Abandoné el templo cabizbajo como aquel diputado del PP al que Cristo aconsejó que entregara su patrimonio a los de Podemos. En la explanada, ataviado con unos leotardos verdes y una capa roja, barbita picuda y mirada burlona, me aguardaba Asmodeo, el demonio de la lujuria.
—Has ido a llamar a la puerta equivocada —me reprendió jovialmente.
—Solo buscaba la luz y la verdad —le dije.
—La verdad, amigo, es que los cristianos habéis caído en manos de la Iglesia. Fue San Agustín, el depredador sexual que se había beneficiado a toda mujer en treinta millas a la redonda, el que, agotado y exhausto, cuando ya no se le levantaba, impuso al cristianismo esa moral tan estrecha y, arremetiendo contra sus antiguos camaradas de juerga, llamó luxuriator al putañero, cargó al inocente vocablo luxuria con su connotación de pecado y distinguió entre copola carnis, la que se practica con finalidad reproductiva, y copola fornicatoria encaminada solamente a la obtención de placer y por lo tanto pecado. Esos desvaríos de San Agustín los legitimaron después otros Padres de la Iglesia, todos ancianos malcontentos a los que ya no se le ponía dura.
—Ya veo —dije.
Prosiguió Asmodeo:
—La Iglesia ha puesto tantas trabas al legítimo placer del sexo que la sociedad ha producido una doble moral: la oficial, la de la apariencia, ajustada a la tiranía de los curas, y la verdadera, en la que cada cual se satisface subrepticiamente, curas incluidos. La sabiduría popular lo ha formulado de manera irreprochable: «si en el sexto no hay perdón / ni en el noveno rebaja / ya puede nuestro señor / llenar el cielo de paja».
—O sea que la jodienda no tiene enmienda —observé.

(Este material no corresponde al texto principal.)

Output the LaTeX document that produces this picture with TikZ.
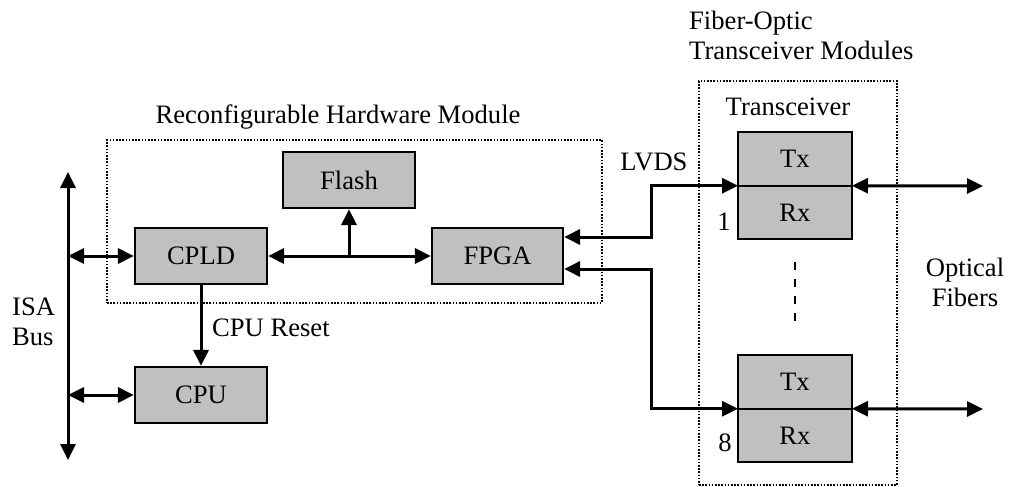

—En efecto. Juan Ruiz, arcipreste de Hita, hombre bregado y mundanal, lo dejó dicho en el siglo XIV:
Como dice Aristóteles, cosa es verdadera
el mundo por dos cosas trabaja: la primera
por tener mantenencia; la otra cosa era
por tener juntamiento con hembra placentera.
—Hasta los moros os superan en ese aspecto —prosiguió Asmodeo—. Recuerda las palabras del teólogo Ibn Hazm: «La unión amorosa es la existencia perfecta, la alegría perpetua, una gran misericordia de Dios. Yo que he gustado de los más diversos placeres y que he alcanzado las más variadas fortunas, digo que ni el favor del sultán, ni las ventajas del dinero, ni el ser algo tras no ser nada, ni el retorno después del exilio, ni la seguridad después de la zozobra, ejercen sobre el alma la misma influencia que la unión amorosa».
Postal, hacia 1900.
NO ES POR VICIO NI FORNICIO
España, mediados del siglo XIX. Un país atrasado, analfabeto, adosado a un continente industrial y rico. Sus dieciocho millones de habitantes sobreviven precariamente de una agricultura que no alcanza a alimentarlos. La desnutrición y la falta de higiene matan a uno de cada cuatro niños. De la represión sexual impuesta por la Iglesia solo escapan la alta aristocracia, que siempre hizo de su capa un sayo, y el bajo proletariado, enemigo natural de los curas.
Tradicionalmente la mujer española se ha mantenido encerrada en el gineceo del hogar (la sala del estrado): «Mujer casada, pierna quebrada». Solo sale para cumplir sus devociones, a la iglesia o a un convento cercano, y eso convenientemente escoltada por una criada vieja. Más grave todavía es el encierro de la ignorancia. Se sospecha que la mujer instruida o bachillera puede terminar puteando, o sea, desbocándose sexualmente. En estos tiempos, que son los del reinado de Isabel II, esta consideración permanece plenamente vigente. La mujer de clase humilde es la criada de la casa, a la de clase alta la educan para florero vistoso, con nociones de repostería, pintura y piano, pero nada más.